06.27.06

A Few Questions Regarding the Merck Cyanide Spill

Note: please see update at bottom of post

I’m happy to see continuing coverage of the Merck cyanide spill in the Philly papers, but Sandra Shea’s article (if you can really call something that begins with the word “Eeeeew!” a legitimate act of journalism) raises more questions than it answers. Most of them center on the following paragraph:

In the case of the Merck release - which apparently happened June 13, though Merck didn’t discover it until a week later, after the fish-kill - authorities could tell something bad was happening not just because of the number of fish affected but because of the way the fish were acting: They were jumping out of the water and swimming upside down.

“Agencies Downplay Water Mess”, Philadelphia Daily News, 6/26/06 [emphasis added]

Uh, hello? Are there any reporters in the house?

Here are some suggested follow-up questions:

1. Is Merck really claiming that it did not know about the spill until a week after it happened, when Water Department officials told them that a thousand fish were floating belly-up in the Wissahickon Creek?

2. Were they winking, or perhaps proffering a wad of hundred dollar bills, when they claimed that?

3. If Merck did not know about the spill until they were contacted by “authorities,” doesn’t that prove that their monitoring systems are completely ineffective?
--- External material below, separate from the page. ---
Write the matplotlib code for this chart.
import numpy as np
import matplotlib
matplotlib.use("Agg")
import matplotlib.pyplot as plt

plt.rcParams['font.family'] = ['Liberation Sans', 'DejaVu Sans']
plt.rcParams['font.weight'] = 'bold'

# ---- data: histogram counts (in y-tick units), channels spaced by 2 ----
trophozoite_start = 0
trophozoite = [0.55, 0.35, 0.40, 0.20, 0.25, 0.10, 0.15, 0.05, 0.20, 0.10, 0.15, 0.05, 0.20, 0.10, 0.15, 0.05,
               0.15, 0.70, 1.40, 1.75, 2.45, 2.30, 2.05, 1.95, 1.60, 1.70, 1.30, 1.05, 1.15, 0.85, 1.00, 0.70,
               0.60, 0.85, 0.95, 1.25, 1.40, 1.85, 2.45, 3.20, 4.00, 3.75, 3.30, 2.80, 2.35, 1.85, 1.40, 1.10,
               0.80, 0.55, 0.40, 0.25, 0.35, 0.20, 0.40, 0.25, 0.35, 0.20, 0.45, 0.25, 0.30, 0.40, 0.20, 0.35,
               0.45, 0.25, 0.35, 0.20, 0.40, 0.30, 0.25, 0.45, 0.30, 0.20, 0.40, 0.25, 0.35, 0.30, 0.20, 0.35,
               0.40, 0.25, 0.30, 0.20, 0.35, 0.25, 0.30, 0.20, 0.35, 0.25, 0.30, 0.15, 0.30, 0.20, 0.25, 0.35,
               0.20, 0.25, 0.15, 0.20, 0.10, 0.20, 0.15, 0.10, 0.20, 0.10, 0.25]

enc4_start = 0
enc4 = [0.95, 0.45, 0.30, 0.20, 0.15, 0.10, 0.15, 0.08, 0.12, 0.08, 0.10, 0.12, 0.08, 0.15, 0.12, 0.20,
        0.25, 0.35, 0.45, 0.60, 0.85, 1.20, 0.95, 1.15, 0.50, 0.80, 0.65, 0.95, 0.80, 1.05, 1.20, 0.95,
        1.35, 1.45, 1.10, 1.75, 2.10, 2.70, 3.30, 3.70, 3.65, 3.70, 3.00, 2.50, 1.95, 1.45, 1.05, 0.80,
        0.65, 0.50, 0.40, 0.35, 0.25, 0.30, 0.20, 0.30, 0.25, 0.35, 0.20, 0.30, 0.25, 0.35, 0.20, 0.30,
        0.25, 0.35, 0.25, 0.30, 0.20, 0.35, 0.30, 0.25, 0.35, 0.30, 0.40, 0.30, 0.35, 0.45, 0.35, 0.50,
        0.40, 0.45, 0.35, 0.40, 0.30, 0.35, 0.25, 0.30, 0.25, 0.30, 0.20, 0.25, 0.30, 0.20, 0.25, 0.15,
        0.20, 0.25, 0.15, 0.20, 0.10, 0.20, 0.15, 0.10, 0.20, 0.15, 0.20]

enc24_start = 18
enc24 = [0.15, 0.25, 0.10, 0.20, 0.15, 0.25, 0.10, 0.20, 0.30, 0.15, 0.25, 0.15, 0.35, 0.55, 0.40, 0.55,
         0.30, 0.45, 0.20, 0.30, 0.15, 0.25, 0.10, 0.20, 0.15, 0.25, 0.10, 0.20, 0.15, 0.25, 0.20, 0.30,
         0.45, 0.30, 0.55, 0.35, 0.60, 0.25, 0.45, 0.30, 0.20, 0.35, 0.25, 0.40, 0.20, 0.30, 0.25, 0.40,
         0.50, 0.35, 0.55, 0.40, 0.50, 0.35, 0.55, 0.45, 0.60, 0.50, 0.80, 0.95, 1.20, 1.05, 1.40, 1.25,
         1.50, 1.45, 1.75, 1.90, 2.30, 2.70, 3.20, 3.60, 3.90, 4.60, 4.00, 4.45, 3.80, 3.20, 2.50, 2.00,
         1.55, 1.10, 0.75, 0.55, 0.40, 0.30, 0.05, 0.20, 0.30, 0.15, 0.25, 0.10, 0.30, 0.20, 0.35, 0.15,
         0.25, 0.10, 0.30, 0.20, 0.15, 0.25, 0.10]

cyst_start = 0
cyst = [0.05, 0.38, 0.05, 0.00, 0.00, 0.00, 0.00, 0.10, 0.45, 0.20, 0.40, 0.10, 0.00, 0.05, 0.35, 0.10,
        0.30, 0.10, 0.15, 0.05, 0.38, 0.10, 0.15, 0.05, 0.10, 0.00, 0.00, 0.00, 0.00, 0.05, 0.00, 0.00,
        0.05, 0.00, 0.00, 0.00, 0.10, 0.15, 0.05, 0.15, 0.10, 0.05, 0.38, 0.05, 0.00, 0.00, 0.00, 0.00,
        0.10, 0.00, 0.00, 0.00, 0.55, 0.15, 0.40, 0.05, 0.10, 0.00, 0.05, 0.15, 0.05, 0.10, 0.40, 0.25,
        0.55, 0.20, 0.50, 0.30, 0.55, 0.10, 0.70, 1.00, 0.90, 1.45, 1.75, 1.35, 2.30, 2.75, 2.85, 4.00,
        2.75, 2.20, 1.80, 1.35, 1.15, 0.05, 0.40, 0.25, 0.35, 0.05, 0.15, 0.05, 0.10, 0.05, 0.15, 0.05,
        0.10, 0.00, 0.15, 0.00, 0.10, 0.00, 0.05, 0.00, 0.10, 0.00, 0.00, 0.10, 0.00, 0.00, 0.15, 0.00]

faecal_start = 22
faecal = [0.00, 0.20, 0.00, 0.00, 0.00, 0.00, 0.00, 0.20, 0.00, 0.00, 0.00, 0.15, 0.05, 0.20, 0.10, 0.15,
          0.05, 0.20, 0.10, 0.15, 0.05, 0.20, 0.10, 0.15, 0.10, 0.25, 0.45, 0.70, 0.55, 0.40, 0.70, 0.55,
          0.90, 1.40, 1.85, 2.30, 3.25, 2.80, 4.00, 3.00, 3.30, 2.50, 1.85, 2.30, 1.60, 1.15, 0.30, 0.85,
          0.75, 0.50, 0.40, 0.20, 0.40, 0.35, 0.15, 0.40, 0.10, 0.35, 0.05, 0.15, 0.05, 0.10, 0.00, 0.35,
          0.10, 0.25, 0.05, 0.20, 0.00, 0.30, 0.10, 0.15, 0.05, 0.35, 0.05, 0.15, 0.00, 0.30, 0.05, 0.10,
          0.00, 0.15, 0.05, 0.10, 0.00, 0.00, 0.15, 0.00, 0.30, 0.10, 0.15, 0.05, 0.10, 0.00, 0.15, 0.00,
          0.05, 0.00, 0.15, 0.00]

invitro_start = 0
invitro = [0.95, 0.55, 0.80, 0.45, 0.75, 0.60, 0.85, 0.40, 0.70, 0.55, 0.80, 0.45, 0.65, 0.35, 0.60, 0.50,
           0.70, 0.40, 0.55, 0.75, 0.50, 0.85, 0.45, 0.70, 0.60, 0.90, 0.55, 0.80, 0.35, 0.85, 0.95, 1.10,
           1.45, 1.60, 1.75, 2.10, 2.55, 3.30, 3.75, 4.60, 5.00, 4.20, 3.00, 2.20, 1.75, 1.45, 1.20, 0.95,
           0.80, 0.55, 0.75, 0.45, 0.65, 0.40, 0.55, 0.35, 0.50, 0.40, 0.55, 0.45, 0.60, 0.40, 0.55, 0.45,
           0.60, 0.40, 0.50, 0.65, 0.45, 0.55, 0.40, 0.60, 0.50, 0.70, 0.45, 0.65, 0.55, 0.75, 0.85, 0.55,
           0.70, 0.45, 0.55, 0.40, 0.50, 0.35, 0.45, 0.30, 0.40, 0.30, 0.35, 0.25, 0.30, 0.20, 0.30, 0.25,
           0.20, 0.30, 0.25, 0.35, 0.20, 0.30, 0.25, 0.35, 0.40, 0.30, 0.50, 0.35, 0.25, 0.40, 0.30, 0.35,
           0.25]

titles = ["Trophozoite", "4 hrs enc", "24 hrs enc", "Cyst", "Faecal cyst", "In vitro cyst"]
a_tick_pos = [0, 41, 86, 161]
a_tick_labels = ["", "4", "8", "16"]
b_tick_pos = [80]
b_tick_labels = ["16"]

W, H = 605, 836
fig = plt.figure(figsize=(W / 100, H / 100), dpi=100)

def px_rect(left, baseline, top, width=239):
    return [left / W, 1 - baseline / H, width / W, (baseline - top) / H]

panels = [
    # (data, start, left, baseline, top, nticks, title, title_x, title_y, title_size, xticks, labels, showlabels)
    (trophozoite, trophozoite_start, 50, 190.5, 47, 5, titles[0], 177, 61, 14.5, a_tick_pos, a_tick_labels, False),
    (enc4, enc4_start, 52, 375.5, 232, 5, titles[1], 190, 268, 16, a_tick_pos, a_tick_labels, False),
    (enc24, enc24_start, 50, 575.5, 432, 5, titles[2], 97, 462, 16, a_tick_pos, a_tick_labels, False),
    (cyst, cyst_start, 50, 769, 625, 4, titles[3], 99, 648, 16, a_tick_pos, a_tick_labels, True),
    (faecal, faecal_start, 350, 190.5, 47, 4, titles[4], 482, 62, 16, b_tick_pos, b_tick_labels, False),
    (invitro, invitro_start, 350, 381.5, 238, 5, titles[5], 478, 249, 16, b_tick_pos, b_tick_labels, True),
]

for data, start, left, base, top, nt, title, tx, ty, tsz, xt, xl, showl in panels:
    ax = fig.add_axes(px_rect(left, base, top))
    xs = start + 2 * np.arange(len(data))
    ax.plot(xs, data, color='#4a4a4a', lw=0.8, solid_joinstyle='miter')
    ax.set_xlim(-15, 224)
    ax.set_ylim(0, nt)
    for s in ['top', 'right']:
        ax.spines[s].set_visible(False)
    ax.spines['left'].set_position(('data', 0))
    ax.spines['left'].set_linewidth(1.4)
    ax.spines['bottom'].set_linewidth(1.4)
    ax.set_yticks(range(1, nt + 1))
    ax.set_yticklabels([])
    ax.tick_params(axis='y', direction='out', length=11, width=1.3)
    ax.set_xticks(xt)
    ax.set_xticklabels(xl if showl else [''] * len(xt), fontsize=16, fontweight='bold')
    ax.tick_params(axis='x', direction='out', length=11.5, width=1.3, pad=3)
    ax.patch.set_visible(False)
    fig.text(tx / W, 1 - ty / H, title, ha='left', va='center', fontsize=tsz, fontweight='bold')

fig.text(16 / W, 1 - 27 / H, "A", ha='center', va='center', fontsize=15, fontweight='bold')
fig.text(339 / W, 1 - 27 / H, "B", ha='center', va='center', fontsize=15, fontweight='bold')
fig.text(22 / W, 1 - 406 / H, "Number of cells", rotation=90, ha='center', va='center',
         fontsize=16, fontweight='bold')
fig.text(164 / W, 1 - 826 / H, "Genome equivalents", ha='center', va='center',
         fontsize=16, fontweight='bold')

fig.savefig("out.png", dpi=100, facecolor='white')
And that this probably isn’t the first time they’ve dumped toxic chemicals into Philadelphia’s waters?

4. What penalties will Merck face for this spill, and for their delay in reporting it?

5. Who regulates Merck’s industrial dumping? If it’s the EPA (as I think it is), why isn’t an EPA official being asked about this?

6. Have the regulations governing sites like the Merck plant changed in recent years? How long has it been since the facility’s control mechanisms have been tested?

7. Exactly how many plants dump treated waste into the waters that feed Philly’s water supply? How often are they — not the water, but the plants themselves — tested?

8. Is using fish as “canaries in the coal mine” (see full article) really a good substitute for proper environmental regulation? Has anyone asked the fish about this?

9. Back to number 2 for a second: they really expect us to believe that they didn’t notice this spill? Really?

The Daily News and the Philadelphia Water Department can pat our heads and tell us that the river has never been cleaner, but something stinks here, and it’s worse than the cyanide, the raw sewage, or the rotting fish.

I only hope that an enterprising reporter in this city smells it, too.

 

UPDATE/CORRECTION: It looks like reporters from the Inquirer, at least, are on the case. When I wrote this post, I missed an article from last Friday, Merck faces fish-kill probe. It answers some of the questions I posed here, and it begins with a discussion of the week-long delay.

The EPA is indeed performing an investigation, and there are some penalties for Merck’s act:

[Jon M. Capacasa, director of the EPA’s water-protection division] said the general provisions of the Clean Water Act called for penalties of up to $32,500 per violation, per day.

State Department of Environmental Protection spokesman Dennis Harney said conditions on the Wissahickon also violated the state clean-streams law, which carries maximum penalties of $10,000 per day per violation.

“Something like this would most likely constitute multiple violations,” he said.

Of course, it’s hard to imagine that fines of that size would do much to stop future dumping.

 

Previously:
Merck’s Weapons of Mass Destruction
The Clean Party
We’re All Going to Die

One Comment on "A Few Questions Regarding the Merck Cyanide Spill"


Josh:

Damn blogger. Stop asking questions.

Had dinner with the family the other night, all of whom live in the area, and NONE of them had heard about this.